Würden wir dann alle anders handeln?
Wohl nicht, der Mensch ist zu gut im ignorieren solch existenzialistischer Rahmenbedingungen. Er denkt und handelt mit verkürztem und eingeengtem Blick – und mit Macht- und Besitzbegierden.

Wenn dem nicht so wäre, würden die Sicherheitspolitischen – wenn schon nicht humanitären – Fragen endlich im Vordergrund der Diskussionen stehen und nicht immer nur das Geld.
Europa muss endlich wieder partnerschaftlich gedacht werden, Solidarität statt Oben-Unten-Denke.
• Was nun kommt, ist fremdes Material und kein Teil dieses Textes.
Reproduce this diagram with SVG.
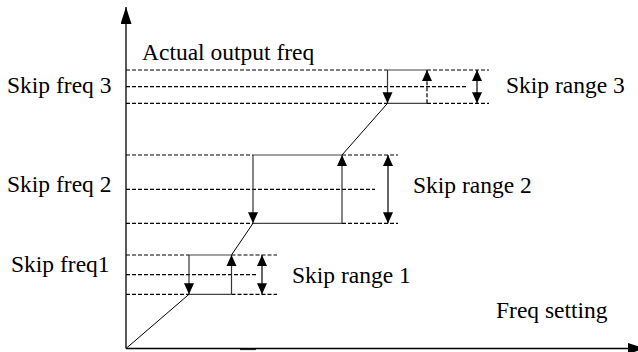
<svg xmlns="http://www.w3.org/2000/svg" width="638" height="352" viewBox="0 0 638 352">
  <defs>
    <marker id="ah" markerUnits="userSpaceOnUse" markerWidth="11" markerHeight="11" refX="11" refY="5" orient="auto-start-reverse" viewBox="0 0 11 10">
      <path d="M0,0 L11,5 L0,10 z" fill="#000"/>
    </marker>
    <marker id="axh" markerUnits="userSpaceOnUse" markerWidth="17" markerHeight="11" refX="17" refY="5.5" orient="auto" viewBox="0 0 17 11">
      <path d="M0,0 L17,5.5 L0,11 z" fill="#000"/>
    </marker>
    <style>
      .ax { stroke: #000; stroke-width: 1.3; fill: none; }
      .d { stroke: #000; stroke-width: 1.2; stroke-dasharray: 4 2; fill: none; }
      .s { stroke: #444; stroke-width: 1.2; fill: none; }
      .diag { stroke: #000; stroke-width: 1; fill: none; }
      .arr { stroke: #333; stroke-width: 1.2; fill: none; marker-end: url(#ah); }
      .arrd { stroke: #000; stroke-width: 1.2; stroke-dasharray: 4 2; fill: none; marker-end: url(#ah); }
      .dbl { stroke: #000; stroke-width: 1.2; fill: none; marker-start: url(#ah); marker-end: url(#ah); }
      text { font-family: "Liberation Serif", "Times New Roman", serif; font-size: 23.5px; fill: #000; }
    </style>
  </defs>
  <rect width="638" height="352" fill="#fff"/>

  <g id="axes">
    <line class="ax" x1="126" y1="348.5" x2="126" y2="7" marker-end="url(#axh)"/>
    <line class="ax" x1="126" y1="348.5" x2="645" y2="348.5" marker-end="url(#axh)"/>
    <line x1="240" y1="349.5" x2="256" y2="349.5" stroke="#222" stroke-width="1.2"/>
  </g>

  <g id="connectors">
    <!-- skip 3 band -->
    <line class="d" x1="126" y1="70" x2="387.5" y2="70"/>
    <line class="s" x1="387.5" y1="70" x2="427" y2="70"/>
    <line class="d" x1="427" y1="70" x2="489" y2="70"/>
    <line class="d" x1="126" y1="86.7" x2="467" y2="86.7"/>
    <line class="d" x1="126" y1="103.3" x2="387.5" y2="103.3"/>
    <line class="s" x1="387.5" y1="103.3" x2="427" y2="103.3"/>
    <line class="d" x1="427" y1="103.3" x2="489" y2="103.3"/>
    <line class="arr" x1="387.5" y1="70" x2="387.5" y2="103.3"/>
    <line class="arrd" x1="427" y1="103.3" x2="427" y2="70"/>
    <line class="dbl" x1="477" y1="70" x2="477" y2="103.3"/>

    <!-- skip 2 band -->
    <line class="d" x1="126" y1="155" x2="253" y2="155"/>
    <line class="s" x1="253" y1="155" x2="342" y2="155"/>
    <line class="d" x1="342" y1="155" x2="398" y2="155"/>
    <line class="d" x1="126" y1="189.3" x2="375" y2="189.3"/>
    <line class="d" x1="126" y1="223.3" x2="253" y2="223.3"/>
    <line class="s" x1="253" y1="223.3" x2="342" y2="223.3"/>
    <line class="d" x1="342" y1="223.3" x2="398" y2="223.3"/>
    <line class="arr" x1="253" y1="155" x2="253" y2="223.3"/>
    <line class="arr" x1="342" y1="223.3" x2="342" y2="155"/>
    <line class="dbl" x1="388" y1="155" x2="388" y2="223.3"/>

    <!-- skip 1 band -->
    <line class="d" x1="126" y1="255" x2="189" y2="255"/>
    <line class="s" x1="189" y1="255" x2="231.5" y2="255"/>
    <line class="d" x1="231.5" y1="255" x2="277" y2="255"/>
    <line class="d" x1="126" y1="274.7" x2="258" y2="274.7"/>
    <line class="d" x1="126" y1="294.3" x2="189" y2="294.3"/>
    <line class="s" x1="189" y1="294.3" x2="231.5" y2="294.3"/>
    <line class="d" x1="231.5" y1="294.3" x2="277" y2="294.3"/>
    <line class="arr" x1="189" y1="255" x2="189" y2="294.3"/>
    <line class="arr" x1="231.5" y1="294.3" x2="231.5" y2="255"/>
    <line class="dbl" x1="262" y1="255" x2="262" y2="294.3"/>

    <!-- ramp -->
    <line class="diag" x1="126" y1="348.5" x2="189" y2="294.3"/>
    <line class="diag" x1="231.5" y1="255" x2="253" y2="223.3"/>
    <line class="diag" x1="342" y1="155" x2="387.5" y2="103.3"/>
  </g>

  <g id="label-actual"><text x="142" y="60">Actual output freq</text></g>
  <g id="label-skipfreq3"><text x="7" y="93">Skip freq 3</text></g>
  <g id="label-skiprange3"><text x="506" y="93">Skip range 3</text></g>
  <g id="label-skipfreq2"><text x="7" y="192">Skip freq 2</text></g>
  <g id="label-skiprange2"><text x="413" y="193">Skip range 2</text></g>
  <g id="label-skipfreq1"><text x="11" y="272">Skip freq1</text></g>
  <g id="label-skiprange1"><text x="292" y="283">Skip range 1</text></g>
  <g id="label-freqsetting"><text x="496" y="318">Freq setting</text></g>
</svg>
Es kann doch nicht angehen, dass Europa schon an der Innenpolitik scheitert, wo doch die Außenpolitik so viele (gemeinsame) Aufgaben parat hält.

Insofern gilt mein größter Respekt Yanis Varoufakis, der uns den Glauben zurückgibt, dass ein Politiker eben nicht per se Machterhaltend denken muss, sondern sich auch im Interesse der Sache einbringen kann.

Ich war nur einmal bislang in Griechenland, im April 2002, eingeladen von dem extrem netten Veranstalterteam des Bios 02 Festivals. Das Festival war leider kommerziell gesehen ein totaler Reinfall (nachdem sie im Vorjahr ein erfolgreiches Debüt abgehalten hatten) und die Veranstalter standen am Ende vor einem Scherbenhaufen. Doch einige der Künstler, unter anderem der deutsche Produzent Thomas Brinkmann, der damals im Wohnwagen durch Europa getourt war (um Europa besser kennenzulernen) und mir bei einem gemeinsamen Abendessen dankenswerterweise vor Ort sehr viel über die Geschichte Griechenlands erzählte, verzichteten daraufhin auf (Teile) ihre Gagen. Berichtet haben mir das die Veranstalter, die Künstler kamen nicht auf die Idee das an die große Glocke zu hängen, warum auch. Sie hätten alle das Geld mitnehmen können, die meisten konnten es auch gut gebrauchen, aber sie haben sich stattdessen entschieden dieses Biotop nicht zu zerstören.

Irgendwie fühlt es sich in diesen Tagen oft nach einem guten Moment für Slime an: „Deutschland muss sterben!“ – damit Europa leben kann.